The line containing "const sliceShares = [9.3, 4.8, 3.7, 63.4, 10.3, 5.8, 2.7];" marks the end: quote every line from the start of the records below through it, word for word.

##### RAW RECORDS

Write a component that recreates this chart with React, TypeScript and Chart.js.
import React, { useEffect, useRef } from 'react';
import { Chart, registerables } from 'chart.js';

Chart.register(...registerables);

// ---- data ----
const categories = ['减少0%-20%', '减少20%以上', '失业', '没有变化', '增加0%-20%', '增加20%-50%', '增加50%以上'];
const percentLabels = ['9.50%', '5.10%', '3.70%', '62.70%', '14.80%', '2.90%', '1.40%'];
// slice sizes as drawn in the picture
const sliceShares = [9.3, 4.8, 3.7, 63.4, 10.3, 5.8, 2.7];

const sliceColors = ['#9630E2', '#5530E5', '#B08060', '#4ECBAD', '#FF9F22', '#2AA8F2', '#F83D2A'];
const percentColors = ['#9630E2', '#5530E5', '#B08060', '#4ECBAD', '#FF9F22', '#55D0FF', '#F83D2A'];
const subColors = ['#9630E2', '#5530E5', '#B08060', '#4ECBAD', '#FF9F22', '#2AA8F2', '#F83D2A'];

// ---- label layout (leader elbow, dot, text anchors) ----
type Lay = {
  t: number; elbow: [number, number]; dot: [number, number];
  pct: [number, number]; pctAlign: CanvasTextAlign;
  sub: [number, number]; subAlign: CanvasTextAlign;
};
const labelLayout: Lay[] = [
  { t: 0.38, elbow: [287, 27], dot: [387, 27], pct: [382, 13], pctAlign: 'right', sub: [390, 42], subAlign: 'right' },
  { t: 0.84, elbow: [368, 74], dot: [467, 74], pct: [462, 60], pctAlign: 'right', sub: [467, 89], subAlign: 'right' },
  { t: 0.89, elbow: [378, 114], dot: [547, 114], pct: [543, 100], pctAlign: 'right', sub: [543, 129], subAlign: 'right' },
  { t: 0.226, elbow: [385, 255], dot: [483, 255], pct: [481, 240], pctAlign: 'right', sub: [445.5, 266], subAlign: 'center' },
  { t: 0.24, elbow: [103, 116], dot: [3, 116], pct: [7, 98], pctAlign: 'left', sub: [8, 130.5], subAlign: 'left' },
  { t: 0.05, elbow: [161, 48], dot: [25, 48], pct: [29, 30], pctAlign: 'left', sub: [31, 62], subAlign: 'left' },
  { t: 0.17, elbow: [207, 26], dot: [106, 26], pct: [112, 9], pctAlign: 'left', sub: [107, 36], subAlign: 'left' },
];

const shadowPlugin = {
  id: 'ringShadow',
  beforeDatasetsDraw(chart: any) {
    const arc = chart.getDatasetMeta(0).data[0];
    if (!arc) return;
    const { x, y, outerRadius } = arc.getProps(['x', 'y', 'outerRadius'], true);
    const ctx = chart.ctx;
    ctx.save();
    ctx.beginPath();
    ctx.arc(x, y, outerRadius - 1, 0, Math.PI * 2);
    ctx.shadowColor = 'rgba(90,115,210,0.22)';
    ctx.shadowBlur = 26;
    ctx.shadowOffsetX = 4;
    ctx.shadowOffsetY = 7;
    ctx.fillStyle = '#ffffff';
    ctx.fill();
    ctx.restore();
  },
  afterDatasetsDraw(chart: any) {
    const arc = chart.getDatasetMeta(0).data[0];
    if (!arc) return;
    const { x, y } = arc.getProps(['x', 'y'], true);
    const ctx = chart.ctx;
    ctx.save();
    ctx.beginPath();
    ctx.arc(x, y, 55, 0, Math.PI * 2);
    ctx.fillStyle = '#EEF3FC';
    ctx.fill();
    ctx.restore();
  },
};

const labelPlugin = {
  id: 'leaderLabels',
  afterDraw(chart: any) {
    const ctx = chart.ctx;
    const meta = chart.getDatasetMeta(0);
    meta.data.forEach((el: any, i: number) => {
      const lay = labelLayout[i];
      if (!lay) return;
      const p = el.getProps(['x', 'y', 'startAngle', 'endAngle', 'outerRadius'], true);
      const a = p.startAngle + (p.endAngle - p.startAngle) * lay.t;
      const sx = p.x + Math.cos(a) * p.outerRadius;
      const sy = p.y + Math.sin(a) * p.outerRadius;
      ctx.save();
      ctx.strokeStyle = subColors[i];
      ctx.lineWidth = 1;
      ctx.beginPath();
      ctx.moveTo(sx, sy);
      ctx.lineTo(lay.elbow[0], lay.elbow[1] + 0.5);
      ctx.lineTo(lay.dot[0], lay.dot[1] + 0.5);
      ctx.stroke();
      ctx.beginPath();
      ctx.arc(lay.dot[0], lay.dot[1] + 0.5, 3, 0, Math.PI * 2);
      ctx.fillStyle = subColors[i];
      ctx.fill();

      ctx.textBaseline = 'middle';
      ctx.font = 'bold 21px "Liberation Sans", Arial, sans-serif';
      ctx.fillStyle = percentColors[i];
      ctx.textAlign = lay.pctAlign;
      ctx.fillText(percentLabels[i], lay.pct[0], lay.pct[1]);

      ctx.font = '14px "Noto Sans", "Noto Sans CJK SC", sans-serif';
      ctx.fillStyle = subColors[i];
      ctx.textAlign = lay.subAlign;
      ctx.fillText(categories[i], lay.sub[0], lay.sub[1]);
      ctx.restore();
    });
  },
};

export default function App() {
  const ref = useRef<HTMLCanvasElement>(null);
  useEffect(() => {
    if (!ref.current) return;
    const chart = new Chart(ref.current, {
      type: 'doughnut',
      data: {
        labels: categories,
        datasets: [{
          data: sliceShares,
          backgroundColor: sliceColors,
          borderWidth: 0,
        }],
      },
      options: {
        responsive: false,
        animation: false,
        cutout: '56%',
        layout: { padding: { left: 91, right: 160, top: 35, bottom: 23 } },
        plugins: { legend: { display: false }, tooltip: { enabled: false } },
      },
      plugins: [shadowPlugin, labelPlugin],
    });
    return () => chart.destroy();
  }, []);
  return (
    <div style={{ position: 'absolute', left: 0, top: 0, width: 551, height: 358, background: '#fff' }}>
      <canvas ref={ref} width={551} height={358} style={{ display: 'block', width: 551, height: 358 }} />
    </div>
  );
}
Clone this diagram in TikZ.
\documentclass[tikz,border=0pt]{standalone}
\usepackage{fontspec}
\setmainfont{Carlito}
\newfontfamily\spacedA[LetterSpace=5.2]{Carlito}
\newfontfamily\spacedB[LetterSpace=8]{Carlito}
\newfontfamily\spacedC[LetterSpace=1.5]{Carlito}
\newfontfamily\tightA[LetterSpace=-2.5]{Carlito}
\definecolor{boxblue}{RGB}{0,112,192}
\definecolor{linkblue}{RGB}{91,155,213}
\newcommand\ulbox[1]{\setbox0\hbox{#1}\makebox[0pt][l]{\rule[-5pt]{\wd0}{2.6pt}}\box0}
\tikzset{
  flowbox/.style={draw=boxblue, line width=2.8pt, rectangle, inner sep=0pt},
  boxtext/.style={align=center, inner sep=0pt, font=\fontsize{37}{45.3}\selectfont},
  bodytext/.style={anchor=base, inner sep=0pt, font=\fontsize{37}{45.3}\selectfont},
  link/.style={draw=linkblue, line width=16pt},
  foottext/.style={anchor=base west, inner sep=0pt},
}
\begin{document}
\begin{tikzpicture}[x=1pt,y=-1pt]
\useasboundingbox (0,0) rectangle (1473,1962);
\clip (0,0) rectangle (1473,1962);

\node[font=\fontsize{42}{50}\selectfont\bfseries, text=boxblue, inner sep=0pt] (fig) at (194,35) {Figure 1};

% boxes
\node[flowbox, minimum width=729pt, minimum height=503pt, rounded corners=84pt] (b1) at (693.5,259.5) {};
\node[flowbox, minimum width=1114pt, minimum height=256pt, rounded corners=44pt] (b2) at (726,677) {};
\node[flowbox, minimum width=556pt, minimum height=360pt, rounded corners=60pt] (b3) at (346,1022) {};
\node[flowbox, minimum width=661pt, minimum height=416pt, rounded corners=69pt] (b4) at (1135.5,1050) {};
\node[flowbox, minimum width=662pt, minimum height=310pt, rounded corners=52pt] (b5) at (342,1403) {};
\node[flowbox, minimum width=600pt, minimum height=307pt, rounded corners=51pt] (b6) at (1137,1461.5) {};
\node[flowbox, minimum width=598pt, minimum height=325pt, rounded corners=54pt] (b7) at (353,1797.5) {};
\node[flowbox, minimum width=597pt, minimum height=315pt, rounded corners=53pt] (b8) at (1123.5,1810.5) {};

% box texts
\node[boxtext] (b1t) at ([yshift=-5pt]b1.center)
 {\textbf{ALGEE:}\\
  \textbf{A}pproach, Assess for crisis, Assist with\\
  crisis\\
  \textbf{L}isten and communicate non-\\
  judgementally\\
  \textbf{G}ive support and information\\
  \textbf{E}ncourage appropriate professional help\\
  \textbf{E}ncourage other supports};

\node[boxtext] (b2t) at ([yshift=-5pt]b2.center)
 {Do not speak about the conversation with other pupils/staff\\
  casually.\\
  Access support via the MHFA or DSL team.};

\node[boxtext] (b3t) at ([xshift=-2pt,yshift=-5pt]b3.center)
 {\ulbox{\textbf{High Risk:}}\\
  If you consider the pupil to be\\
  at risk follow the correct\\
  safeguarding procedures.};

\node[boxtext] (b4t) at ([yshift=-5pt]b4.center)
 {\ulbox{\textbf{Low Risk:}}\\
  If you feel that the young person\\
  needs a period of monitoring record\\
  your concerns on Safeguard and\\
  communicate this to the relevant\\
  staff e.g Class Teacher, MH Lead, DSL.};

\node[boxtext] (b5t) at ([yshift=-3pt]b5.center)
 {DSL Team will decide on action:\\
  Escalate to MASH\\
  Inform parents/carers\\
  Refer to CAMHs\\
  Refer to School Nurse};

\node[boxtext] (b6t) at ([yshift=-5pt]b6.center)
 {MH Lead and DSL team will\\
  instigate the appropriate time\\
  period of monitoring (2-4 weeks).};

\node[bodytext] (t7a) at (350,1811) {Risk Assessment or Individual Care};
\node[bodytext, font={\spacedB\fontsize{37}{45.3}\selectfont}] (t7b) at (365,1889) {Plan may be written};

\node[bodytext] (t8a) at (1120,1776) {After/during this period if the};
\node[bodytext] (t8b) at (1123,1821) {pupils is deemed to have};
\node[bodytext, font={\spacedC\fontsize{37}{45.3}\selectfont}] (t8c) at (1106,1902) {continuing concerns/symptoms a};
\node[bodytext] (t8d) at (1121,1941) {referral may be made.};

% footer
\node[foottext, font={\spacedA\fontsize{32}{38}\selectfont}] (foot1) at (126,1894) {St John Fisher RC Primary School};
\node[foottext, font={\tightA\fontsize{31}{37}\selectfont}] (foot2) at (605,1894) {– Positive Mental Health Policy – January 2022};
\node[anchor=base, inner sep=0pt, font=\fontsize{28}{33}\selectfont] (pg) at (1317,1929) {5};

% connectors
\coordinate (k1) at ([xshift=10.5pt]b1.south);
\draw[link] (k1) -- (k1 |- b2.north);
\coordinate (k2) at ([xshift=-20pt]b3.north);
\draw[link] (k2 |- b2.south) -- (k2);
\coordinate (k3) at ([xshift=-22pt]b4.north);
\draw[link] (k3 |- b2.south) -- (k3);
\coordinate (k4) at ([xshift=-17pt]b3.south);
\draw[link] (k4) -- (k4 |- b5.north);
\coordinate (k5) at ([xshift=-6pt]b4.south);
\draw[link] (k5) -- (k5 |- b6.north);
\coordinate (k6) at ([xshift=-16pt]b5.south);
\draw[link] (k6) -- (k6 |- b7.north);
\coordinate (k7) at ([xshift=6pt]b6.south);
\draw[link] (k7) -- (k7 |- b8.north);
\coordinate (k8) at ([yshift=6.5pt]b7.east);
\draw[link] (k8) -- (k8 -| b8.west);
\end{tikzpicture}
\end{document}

##########

* _FINAL RESULT_:
Write a component that recreates this chart with React, TypeScript and Chart.js.
import React, { useEffect, useRef } from 'react';
import { Chart, registerables } from 'chart.js';

Chart.register(...registerables);

// ---- data ----
const categories = ['减少0%-20%', '减少20%以上', '失业', '没有变化', '增加0%-20%', '增加20%-50%', '增加50%以上'];
const percentLabels = ['9.50%', '5.10%', '3.70%', '62.70%', '14.80%', '2.90%', '1.40%'];
// slice sizes as drawn in the picture
const sliceShares = [9.3, 4.8, 3.7, 63.4, 10.3, 5.8, 2.7];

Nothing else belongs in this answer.